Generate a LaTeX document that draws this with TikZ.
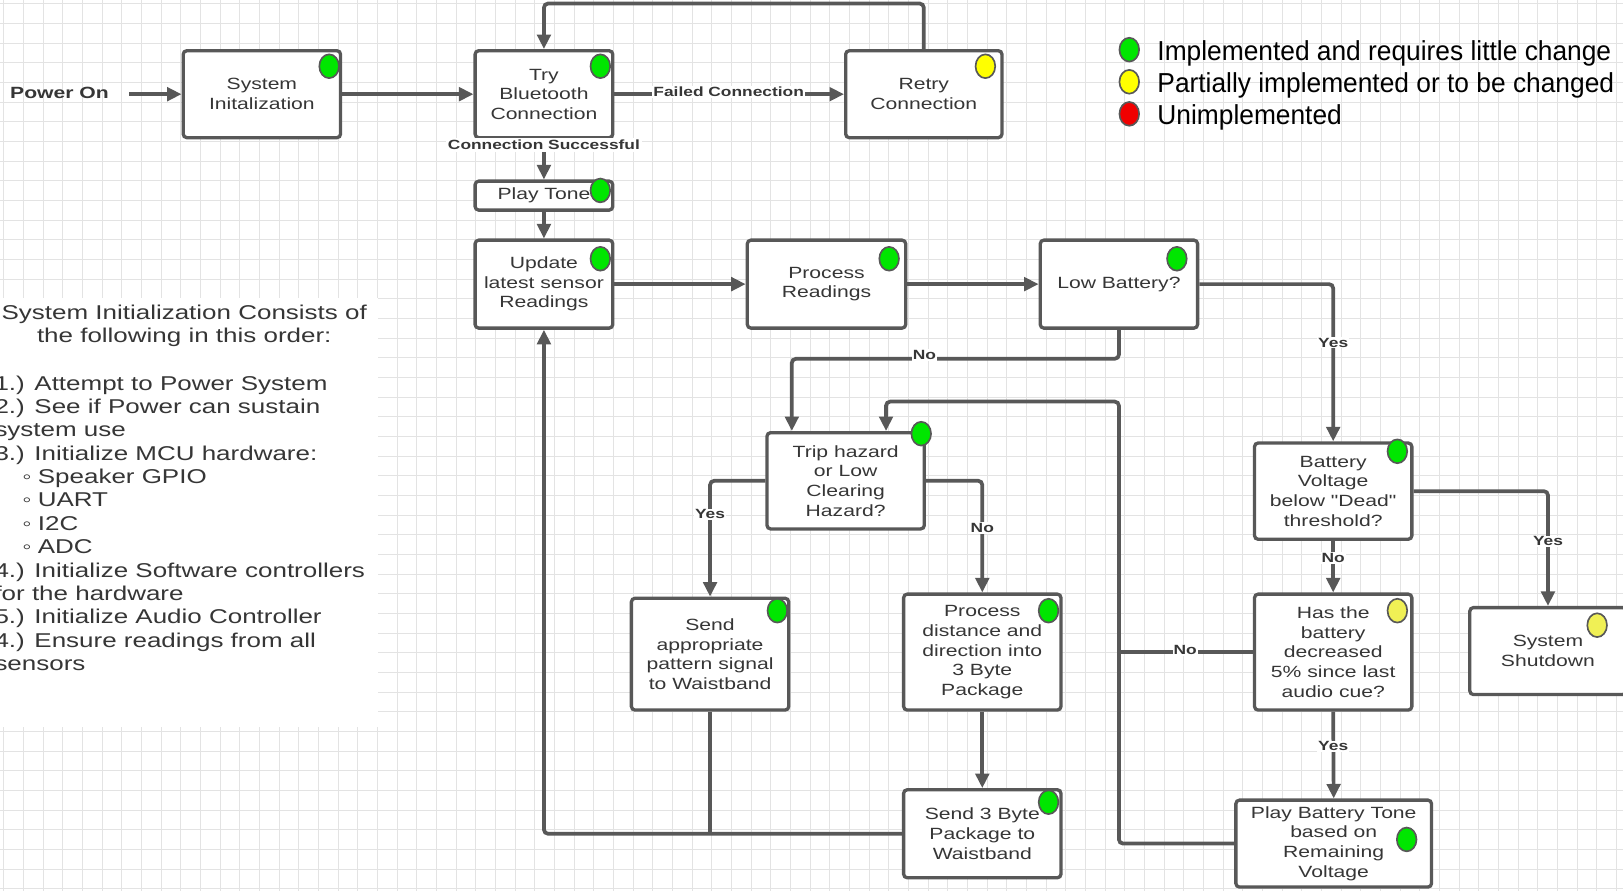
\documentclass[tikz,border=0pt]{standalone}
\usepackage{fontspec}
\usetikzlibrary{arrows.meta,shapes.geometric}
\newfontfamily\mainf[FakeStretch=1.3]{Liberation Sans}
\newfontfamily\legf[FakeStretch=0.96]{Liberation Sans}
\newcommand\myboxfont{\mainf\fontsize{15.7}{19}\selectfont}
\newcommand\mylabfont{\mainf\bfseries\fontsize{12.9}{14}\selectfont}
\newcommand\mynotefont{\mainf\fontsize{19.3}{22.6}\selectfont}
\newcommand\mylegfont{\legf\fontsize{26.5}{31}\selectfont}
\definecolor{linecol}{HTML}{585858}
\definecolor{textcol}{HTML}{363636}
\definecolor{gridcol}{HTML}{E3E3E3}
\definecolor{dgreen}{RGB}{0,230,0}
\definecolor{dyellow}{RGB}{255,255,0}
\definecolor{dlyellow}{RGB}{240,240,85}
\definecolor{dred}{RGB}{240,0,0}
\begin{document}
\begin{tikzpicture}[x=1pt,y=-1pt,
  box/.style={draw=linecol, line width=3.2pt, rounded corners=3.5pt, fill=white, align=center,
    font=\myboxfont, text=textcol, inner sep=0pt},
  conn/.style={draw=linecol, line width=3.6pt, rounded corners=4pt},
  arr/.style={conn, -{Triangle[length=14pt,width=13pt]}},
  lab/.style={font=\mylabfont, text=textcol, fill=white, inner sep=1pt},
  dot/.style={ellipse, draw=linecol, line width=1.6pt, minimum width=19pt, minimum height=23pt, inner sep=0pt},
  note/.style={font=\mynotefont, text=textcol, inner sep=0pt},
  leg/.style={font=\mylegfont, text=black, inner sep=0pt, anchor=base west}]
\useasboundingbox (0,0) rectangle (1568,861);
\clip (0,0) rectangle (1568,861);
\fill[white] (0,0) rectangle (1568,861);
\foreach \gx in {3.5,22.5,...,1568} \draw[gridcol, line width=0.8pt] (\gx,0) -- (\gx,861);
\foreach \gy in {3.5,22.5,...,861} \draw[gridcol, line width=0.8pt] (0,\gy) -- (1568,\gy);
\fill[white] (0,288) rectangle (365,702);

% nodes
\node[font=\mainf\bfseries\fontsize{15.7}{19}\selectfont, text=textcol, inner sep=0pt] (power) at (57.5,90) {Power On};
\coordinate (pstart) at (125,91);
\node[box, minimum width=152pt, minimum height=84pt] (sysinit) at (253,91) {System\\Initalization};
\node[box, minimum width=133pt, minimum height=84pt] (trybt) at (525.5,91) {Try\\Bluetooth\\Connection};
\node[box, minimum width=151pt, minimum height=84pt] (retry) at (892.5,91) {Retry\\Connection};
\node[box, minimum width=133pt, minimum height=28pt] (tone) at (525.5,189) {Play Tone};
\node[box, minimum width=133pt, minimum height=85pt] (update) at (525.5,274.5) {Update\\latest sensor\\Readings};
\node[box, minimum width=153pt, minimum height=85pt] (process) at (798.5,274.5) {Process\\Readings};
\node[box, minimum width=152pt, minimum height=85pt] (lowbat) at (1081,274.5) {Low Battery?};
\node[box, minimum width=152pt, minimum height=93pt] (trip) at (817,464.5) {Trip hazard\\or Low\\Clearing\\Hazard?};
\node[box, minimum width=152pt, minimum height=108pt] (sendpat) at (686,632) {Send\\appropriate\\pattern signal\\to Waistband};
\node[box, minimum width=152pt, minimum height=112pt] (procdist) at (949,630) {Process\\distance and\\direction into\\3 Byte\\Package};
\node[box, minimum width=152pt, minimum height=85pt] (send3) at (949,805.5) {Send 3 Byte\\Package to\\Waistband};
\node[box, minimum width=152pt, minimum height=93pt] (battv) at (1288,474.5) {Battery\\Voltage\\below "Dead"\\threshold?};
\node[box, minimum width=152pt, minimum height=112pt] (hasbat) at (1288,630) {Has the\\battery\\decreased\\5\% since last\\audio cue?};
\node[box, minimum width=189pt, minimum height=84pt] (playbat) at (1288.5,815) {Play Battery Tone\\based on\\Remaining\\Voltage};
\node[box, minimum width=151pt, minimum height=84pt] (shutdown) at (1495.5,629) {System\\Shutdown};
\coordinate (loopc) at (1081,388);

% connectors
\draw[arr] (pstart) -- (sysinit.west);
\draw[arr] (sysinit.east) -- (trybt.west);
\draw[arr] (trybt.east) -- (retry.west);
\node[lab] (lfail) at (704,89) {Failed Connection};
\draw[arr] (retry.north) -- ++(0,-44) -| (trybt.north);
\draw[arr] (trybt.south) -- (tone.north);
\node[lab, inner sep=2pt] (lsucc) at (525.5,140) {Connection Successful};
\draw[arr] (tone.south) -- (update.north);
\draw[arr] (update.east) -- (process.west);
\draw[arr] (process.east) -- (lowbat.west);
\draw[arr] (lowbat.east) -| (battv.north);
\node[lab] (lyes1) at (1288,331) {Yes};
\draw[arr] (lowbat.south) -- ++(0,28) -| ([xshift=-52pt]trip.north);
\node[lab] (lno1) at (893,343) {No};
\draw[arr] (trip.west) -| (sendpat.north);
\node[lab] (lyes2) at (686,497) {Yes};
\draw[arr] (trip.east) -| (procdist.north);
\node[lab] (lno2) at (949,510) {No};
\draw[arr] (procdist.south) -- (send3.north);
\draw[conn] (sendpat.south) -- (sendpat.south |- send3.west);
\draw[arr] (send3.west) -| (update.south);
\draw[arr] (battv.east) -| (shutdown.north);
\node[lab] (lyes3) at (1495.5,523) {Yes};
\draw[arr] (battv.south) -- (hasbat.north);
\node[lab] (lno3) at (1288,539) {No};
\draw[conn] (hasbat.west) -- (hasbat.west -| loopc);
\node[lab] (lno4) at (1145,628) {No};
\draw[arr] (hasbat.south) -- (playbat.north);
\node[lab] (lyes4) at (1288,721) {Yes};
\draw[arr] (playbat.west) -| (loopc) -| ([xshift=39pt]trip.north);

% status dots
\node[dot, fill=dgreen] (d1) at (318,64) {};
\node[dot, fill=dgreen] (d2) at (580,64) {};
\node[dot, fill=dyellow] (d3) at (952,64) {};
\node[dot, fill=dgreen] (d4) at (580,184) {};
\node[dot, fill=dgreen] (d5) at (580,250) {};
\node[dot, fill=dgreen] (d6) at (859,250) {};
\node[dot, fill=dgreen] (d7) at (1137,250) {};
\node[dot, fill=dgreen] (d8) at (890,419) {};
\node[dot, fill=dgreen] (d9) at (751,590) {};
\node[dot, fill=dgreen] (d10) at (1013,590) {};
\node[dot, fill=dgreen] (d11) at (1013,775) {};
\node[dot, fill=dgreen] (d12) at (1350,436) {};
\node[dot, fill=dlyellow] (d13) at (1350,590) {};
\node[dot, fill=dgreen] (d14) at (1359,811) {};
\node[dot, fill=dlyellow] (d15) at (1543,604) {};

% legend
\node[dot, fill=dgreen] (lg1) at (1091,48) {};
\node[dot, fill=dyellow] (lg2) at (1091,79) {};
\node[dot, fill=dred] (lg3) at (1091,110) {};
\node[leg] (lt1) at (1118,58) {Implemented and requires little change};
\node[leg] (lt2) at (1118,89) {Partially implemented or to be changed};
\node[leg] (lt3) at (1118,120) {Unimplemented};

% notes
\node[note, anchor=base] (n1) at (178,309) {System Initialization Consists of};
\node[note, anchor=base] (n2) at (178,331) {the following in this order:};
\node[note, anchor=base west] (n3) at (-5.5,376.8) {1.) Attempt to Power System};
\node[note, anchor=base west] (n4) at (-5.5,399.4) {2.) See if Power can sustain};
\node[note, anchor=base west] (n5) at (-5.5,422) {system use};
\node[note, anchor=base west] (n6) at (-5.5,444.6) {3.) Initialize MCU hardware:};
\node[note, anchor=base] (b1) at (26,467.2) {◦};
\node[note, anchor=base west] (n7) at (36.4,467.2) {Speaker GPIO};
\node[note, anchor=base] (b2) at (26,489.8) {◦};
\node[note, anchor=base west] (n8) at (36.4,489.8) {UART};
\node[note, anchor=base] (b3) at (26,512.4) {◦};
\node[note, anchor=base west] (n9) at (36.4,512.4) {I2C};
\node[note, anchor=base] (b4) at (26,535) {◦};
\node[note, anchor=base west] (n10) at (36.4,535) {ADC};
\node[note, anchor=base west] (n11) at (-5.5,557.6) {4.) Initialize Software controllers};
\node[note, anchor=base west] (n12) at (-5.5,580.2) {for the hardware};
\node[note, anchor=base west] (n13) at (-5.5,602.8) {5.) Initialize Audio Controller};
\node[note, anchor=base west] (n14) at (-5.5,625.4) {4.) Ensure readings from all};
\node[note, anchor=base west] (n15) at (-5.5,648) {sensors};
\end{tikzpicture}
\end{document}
————
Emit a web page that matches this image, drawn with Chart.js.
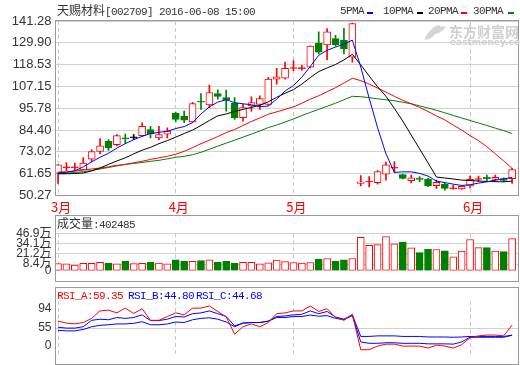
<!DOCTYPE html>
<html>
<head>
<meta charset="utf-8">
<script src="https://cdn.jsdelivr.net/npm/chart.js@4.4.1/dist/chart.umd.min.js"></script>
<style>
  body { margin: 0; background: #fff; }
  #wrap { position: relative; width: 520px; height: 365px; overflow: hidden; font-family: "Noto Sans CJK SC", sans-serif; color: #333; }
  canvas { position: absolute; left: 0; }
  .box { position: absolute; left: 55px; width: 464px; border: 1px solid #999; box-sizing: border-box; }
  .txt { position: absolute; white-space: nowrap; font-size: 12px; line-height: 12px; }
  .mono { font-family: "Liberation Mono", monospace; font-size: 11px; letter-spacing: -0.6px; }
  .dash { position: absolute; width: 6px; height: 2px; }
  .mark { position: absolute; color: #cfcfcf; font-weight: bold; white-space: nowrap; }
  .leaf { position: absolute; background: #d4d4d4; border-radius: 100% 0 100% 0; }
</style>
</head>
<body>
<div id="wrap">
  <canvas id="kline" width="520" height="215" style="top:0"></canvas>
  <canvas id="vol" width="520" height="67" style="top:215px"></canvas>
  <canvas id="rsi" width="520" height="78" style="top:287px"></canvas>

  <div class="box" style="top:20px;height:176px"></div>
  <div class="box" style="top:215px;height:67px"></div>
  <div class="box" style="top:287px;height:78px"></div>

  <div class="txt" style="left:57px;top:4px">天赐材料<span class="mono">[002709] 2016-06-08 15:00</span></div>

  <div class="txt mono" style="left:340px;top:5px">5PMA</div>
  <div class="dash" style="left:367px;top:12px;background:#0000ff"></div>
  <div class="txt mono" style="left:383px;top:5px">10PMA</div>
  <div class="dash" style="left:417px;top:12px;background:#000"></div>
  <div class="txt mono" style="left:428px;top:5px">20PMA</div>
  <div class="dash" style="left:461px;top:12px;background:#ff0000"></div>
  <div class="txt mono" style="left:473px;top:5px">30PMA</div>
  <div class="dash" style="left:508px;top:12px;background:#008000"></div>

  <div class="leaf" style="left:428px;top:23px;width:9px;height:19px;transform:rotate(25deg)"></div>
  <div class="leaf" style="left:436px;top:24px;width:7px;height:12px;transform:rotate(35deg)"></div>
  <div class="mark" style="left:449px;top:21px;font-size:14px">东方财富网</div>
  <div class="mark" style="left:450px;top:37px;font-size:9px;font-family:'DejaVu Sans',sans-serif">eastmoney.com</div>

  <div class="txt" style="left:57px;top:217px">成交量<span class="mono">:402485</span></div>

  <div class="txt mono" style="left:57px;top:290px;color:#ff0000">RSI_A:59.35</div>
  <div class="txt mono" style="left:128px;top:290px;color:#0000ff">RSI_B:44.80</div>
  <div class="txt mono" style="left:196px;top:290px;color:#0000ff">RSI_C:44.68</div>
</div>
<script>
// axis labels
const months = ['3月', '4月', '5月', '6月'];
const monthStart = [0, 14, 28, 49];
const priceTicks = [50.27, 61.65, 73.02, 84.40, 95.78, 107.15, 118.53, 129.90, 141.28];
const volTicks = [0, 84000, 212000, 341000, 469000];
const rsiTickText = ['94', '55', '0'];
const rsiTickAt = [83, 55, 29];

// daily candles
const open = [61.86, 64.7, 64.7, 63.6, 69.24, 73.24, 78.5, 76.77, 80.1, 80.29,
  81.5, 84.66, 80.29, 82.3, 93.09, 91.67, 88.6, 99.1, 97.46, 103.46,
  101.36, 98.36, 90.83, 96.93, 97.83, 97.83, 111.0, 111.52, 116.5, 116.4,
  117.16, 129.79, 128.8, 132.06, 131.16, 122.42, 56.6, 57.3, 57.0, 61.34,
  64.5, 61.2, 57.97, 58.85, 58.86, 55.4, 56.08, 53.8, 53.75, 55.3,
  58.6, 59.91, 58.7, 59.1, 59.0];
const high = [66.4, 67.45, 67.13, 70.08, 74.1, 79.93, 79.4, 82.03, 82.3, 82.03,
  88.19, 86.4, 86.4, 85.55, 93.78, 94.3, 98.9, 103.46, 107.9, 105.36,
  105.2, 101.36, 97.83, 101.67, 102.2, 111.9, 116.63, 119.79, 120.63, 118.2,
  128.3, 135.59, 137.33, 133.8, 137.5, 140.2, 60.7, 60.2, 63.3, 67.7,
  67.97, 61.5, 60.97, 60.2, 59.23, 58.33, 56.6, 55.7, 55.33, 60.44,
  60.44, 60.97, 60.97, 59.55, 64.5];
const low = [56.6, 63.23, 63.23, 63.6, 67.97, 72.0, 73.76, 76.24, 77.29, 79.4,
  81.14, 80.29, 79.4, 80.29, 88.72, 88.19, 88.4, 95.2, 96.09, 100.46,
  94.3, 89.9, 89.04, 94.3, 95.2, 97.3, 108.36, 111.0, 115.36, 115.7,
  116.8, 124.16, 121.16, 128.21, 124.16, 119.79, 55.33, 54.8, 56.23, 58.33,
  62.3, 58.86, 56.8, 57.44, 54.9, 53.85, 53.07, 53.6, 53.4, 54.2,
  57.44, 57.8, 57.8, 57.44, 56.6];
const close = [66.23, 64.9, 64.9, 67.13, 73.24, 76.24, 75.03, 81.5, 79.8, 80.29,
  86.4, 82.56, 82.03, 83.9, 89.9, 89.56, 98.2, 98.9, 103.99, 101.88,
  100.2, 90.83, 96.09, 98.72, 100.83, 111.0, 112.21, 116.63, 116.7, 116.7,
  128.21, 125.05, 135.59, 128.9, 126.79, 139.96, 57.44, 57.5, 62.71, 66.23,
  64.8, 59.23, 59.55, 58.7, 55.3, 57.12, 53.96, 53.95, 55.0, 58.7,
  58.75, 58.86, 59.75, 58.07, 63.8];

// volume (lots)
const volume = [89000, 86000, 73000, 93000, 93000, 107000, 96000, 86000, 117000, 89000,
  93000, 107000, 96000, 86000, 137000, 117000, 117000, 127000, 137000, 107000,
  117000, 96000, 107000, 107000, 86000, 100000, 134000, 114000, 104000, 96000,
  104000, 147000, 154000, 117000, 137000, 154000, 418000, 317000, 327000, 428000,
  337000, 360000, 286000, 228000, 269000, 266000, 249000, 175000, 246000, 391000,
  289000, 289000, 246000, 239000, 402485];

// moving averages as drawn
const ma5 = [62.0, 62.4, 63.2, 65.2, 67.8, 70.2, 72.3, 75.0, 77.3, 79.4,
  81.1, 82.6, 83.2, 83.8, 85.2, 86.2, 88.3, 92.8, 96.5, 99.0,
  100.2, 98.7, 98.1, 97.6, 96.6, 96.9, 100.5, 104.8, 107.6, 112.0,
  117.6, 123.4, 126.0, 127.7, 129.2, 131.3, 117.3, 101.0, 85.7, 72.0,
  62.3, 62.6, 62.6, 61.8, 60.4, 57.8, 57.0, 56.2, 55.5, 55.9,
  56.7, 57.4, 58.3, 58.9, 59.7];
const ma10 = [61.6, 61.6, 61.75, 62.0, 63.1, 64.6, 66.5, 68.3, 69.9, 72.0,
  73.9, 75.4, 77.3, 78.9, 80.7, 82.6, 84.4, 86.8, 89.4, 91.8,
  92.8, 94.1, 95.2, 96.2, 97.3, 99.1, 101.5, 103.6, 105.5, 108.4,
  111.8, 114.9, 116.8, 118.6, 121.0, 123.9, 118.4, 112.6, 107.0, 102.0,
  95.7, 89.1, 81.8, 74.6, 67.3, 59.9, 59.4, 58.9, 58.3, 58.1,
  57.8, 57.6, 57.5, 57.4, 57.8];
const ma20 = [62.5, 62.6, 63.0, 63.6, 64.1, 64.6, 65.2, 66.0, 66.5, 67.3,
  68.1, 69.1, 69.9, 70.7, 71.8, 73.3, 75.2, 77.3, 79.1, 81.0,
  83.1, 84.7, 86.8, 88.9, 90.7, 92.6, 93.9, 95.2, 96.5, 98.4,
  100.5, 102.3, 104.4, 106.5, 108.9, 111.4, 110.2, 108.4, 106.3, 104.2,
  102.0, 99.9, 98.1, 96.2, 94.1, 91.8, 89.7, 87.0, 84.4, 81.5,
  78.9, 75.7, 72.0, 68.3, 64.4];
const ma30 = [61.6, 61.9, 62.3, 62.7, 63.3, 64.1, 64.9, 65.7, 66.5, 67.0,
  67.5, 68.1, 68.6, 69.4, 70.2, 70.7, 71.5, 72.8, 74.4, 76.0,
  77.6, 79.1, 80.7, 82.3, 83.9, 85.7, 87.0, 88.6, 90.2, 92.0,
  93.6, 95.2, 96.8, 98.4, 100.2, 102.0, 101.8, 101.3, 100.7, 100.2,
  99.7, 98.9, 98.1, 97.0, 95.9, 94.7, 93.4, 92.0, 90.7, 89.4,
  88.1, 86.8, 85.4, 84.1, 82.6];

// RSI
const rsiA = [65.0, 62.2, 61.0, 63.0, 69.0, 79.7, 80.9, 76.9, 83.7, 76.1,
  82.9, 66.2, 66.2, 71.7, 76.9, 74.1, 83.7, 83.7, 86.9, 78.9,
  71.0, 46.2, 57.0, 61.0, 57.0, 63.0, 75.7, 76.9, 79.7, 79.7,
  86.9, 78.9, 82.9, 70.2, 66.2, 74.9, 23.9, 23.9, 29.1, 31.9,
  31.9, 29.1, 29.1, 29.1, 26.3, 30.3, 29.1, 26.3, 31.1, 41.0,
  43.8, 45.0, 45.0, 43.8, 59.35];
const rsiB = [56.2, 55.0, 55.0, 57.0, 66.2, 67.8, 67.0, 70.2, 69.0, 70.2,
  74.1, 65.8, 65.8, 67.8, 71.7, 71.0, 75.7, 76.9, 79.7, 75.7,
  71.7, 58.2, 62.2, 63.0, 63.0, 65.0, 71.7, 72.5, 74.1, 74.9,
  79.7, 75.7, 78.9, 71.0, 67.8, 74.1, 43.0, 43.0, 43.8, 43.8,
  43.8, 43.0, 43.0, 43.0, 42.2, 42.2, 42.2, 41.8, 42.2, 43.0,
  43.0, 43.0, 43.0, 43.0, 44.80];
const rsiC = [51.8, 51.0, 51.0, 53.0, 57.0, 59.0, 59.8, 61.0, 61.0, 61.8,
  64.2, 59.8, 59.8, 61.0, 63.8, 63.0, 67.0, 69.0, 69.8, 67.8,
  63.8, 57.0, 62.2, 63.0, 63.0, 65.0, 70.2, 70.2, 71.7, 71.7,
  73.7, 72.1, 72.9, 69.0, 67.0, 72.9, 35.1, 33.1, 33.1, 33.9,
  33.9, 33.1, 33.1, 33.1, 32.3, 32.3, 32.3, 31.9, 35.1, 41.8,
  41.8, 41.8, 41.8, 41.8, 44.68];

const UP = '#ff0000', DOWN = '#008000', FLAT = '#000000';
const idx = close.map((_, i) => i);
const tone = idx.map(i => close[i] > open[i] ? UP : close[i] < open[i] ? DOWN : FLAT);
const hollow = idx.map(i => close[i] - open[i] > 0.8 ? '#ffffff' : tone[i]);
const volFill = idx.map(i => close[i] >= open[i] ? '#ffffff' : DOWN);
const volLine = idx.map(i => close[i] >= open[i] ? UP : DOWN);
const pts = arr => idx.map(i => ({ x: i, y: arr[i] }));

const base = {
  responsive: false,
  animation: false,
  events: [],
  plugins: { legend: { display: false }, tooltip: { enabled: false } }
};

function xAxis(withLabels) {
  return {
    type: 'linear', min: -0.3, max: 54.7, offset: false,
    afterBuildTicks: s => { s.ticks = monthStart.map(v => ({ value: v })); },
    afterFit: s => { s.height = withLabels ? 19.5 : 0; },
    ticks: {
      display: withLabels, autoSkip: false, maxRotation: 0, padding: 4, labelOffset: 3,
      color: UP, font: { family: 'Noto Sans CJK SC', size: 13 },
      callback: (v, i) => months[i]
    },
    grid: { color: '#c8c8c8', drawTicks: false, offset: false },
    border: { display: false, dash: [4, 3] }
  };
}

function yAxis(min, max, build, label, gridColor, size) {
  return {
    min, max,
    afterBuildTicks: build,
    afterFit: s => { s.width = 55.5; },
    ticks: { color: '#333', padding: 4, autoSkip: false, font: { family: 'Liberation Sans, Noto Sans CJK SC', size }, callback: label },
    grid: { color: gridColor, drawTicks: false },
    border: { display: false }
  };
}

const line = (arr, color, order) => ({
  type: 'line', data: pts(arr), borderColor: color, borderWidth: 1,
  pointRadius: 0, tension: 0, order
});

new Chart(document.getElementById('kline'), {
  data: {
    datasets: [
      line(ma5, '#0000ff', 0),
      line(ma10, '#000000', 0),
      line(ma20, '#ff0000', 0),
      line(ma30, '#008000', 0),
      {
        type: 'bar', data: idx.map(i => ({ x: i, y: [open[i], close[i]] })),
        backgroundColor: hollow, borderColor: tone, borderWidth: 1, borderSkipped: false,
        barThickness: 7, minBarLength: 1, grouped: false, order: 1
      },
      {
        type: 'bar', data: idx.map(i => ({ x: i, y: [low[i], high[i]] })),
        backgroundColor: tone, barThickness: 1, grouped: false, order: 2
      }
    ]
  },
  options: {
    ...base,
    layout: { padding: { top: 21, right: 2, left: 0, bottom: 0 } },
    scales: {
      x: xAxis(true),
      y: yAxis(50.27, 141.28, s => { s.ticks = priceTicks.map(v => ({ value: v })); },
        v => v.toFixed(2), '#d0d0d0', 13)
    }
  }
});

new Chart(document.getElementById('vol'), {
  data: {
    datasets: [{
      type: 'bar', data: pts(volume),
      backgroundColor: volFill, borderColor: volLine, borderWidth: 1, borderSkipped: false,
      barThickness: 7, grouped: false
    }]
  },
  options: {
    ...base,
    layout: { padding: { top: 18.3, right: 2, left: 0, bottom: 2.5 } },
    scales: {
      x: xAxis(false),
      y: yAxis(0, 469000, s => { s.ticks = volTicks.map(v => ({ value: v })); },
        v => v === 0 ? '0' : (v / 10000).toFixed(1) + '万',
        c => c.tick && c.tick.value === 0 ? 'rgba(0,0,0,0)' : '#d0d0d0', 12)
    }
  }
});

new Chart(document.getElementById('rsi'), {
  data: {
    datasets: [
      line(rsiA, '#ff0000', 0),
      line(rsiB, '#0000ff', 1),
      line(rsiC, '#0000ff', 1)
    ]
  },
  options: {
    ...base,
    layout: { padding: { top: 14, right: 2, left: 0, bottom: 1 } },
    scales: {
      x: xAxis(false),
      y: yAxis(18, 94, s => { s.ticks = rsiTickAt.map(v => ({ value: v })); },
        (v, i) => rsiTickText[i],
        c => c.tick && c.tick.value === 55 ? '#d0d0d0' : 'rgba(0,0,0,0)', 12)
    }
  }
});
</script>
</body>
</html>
————
What this task involves: Examine the records and pull out every line where the string "that" occurs.

Response to the exercise:
Generate a LaTeX document that draws this with TikZ.
Emit a web page that matches this image, drawn with Chart.js.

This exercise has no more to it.